- Short problem:
Reproduce the lines below exactly, from the one containing "drawn with matplotlib." through the one containing "0.452, 0.69, 2.18]", both included. Leave out any pictures.

★ ★ ★ ★ ★ ★ ★

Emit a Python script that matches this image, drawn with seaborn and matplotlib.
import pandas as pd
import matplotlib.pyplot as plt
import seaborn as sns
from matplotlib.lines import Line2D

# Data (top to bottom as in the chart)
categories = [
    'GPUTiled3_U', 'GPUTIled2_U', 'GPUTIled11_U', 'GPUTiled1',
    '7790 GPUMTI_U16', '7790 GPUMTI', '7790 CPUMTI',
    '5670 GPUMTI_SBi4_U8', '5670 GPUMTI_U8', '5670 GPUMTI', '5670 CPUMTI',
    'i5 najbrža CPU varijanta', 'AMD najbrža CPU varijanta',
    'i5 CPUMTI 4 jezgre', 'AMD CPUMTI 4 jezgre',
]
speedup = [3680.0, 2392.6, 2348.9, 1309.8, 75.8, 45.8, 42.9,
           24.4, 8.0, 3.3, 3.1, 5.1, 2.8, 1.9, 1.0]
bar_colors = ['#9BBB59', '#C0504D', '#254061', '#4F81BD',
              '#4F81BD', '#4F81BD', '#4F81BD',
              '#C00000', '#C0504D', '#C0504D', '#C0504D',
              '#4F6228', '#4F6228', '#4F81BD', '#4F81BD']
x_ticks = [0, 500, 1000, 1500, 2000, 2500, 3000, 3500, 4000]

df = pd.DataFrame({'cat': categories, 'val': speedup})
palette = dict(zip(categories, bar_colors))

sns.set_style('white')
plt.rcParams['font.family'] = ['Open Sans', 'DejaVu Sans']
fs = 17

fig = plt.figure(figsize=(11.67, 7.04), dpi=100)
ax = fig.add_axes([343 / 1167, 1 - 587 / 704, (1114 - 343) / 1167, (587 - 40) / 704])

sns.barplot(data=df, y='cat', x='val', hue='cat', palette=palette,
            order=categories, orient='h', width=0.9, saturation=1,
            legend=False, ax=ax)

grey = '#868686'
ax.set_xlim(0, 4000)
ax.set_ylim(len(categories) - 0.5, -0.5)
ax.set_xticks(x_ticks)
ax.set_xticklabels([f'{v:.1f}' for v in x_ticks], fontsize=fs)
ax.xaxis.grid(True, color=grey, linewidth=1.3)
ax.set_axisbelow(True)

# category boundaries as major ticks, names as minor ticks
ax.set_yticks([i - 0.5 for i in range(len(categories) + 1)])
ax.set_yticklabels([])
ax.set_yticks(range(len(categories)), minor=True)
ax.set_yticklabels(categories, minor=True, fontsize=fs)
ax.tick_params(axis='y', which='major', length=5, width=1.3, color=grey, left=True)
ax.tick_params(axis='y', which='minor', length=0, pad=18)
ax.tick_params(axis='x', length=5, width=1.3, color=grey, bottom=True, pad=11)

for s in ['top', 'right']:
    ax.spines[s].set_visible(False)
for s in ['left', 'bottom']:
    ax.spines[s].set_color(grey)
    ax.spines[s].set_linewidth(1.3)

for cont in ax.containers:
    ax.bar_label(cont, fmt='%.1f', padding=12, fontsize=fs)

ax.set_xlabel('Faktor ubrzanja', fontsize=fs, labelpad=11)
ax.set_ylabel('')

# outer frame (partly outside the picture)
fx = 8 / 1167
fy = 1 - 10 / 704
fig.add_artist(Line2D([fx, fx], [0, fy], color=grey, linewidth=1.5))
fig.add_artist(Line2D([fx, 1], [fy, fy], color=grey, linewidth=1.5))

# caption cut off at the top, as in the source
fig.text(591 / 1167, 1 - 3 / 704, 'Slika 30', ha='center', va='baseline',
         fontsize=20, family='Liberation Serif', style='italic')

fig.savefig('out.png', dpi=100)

★ ★ ★ ★ ★ ★ ★

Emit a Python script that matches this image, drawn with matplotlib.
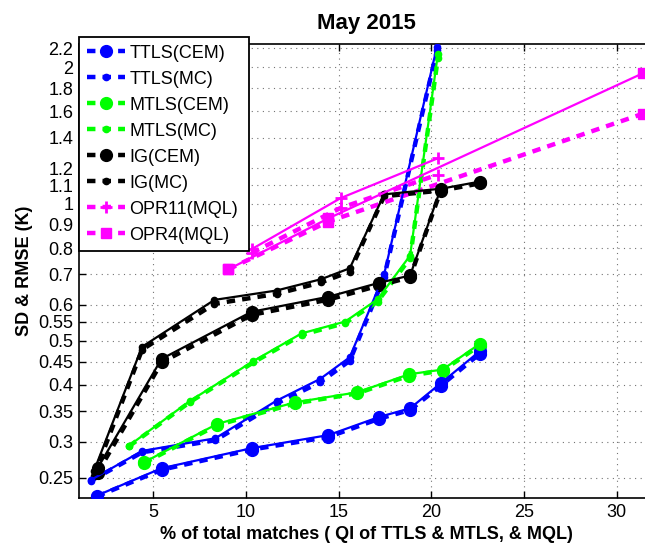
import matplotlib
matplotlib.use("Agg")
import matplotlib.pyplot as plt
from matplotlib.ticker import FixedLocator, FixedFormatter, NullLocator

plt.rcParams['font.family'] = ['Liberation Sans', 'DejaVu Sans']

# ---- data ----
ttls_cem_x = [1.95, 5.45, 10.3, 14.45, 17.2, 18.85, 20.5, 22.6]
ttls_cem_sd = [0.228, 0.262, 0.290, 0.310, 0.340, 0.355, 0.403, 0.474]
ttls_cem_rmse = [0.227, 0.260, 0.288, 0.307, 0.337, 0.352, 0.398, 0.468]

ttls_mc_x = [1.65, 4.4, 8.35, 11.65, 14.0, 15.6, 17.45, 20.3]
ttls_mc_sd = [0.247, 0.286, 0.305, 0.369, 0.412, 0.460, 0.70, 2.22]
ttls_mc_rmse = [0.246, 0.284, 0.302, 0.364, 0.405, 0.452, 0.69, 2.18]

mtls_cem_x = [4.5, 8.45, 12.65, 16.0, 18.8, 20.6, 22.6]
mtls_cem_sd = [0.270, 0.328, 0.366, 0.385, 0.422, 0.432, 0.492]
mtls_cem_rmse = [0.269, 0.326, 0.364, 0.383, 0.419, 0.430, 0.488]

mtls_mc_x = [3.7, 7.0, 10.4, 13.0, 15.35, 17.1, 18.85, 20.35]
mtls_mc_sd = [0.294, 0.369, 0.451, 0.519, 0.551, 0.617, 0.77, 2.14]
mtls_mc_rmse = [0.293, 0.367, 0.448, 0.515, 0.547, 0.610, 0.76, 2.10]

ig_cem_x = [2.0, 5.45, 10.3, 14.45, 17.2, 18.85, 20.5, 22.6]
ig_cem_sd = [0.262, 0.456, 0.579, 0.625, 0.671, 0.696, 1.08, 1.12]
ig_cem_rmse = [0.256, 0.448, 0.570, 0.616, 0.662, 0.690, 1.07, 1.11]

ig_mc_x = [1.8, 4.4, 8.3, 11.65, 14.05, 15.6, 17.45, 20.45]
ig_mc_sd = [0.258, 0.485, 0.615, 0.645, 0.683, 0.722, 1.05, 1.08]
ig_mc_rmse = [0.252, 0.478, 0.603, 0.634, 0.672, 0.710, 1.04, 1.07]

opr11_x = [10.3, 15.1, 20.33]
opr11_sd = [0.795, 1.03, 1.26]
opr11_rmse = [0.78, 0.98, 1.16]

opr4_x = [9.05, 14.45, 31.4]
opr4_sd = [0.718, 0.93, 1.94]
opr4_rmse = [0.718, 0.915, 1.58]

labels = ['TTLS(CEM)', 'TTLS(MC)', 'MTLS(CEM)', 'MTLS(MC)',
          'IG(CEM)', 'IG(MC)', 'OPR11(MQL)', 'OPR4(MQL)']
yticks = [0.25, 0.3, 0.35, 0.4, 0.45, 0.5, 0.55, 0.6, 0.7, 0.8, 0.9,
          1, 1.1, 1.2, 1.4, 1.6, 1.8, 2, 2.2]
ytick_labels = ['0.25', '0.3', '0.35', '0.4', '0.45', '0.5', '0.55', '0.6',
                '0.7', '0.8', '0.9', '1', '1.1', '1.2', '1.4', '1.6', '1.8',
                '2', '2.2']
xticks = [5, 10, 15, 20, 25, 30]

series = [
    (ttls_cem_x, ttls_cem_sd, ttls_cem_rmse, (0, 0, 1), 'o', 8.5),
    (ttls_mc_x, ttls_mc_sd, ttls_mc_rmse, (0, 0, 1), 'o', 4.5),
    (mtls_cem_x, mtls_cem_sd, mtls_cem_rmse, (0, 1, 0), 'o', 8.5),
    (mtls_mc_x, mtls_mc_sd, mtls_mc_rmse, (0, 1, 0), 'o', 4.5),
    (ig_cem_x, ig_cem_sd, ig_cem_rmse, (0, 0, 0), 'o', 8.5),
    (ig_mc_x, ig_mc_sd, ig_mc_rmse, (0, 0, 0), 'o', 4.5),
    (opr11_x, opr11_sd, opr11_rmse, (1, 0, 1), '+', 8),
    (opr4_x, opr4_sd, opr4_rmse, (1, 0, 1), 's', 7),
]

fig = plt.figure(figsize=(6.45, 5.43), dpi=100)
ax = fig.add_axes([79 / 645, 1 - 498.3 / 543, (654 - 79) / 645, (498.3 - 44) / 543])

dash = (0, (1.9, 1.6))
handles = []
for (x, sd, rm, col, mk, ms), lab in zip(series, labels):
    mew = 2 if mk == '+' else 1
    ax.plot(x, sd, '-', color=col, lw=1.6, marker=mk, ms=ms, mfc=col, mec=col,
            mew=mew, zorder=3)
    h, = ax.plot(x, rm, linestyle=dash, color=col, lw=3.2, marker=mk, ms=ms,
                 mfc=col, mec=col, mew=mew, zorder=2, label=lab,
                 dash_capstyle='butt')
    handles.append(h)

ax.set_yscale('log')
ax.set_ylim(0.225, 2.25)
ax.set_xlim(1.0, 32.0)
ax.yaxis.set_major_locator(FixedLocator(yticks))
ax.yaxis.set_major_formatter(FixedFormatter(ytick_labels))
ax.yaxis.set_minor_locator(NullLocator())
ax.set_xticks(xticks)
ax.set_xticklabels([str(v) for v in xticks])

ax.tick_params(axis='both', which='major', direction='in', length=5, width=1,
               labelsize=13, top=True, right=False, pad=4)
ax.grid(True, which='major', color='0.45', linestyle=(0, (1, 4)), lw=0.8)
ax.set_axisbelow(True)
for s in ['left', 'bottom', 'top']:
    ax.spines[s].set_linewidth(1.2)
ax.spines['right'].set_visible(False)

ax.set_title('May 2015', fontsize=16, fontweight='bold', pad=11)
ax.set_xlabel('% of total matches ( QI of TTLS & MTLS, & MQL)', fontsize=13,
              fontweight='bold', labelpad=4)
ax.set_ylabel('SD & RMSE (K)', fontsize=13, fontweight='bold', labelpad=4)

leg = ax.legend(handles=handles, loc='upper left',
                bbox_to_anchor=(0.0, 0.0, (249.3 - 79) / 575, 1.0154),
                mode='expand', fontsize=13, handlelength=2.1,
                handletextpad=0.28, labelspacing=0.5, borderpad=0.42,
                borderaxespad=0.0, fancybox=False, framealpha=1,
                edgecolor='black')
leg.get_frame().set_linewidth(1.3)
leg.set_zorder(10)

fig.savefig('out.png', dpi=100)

★ ★ ★ ★ ★ ★ ★

- Result of this exercise:
Emit a Python script that matches this image, drawn with matplotlib.
import matplotlib
matplotlib.use("Agg")
import matplotlib.pyplot as plt
from matplotlib.ticker import FixedLocator, FixedFormatter, NullLocator

plt.rcParams['font.family'] = ['Liberation Sans', 'DejaVu Sans']

# ---- data ----
ttls_cem_x = [1.95, 5.45, 10.3, 14.45, 17.2, 18.85, 20.5, 22.6]
ttls_cem_sd = [0.228, 0.262, 0.290, 0.310, 0.340, 0.355, 0.403, 0.474]
ttls_cem_rmse = [0.227, 0.260, 0.288, 0.307, 0.337, 0.352, 0.398, 0.468]

ttls_mc_x = [1.65, 4.4, 8.35, 11.65, 14.0, 15.6, 17.45, 20.3]
ttls_mc_sd = [0.247, 0.286, 0.305, 0.369, 0.412, 0.460, 0.70, 2.22]
ttls_mc_rmse = [0.246, 0.284, 0.302, 0.364, 0.405, 0.452, 0.69, 2.18]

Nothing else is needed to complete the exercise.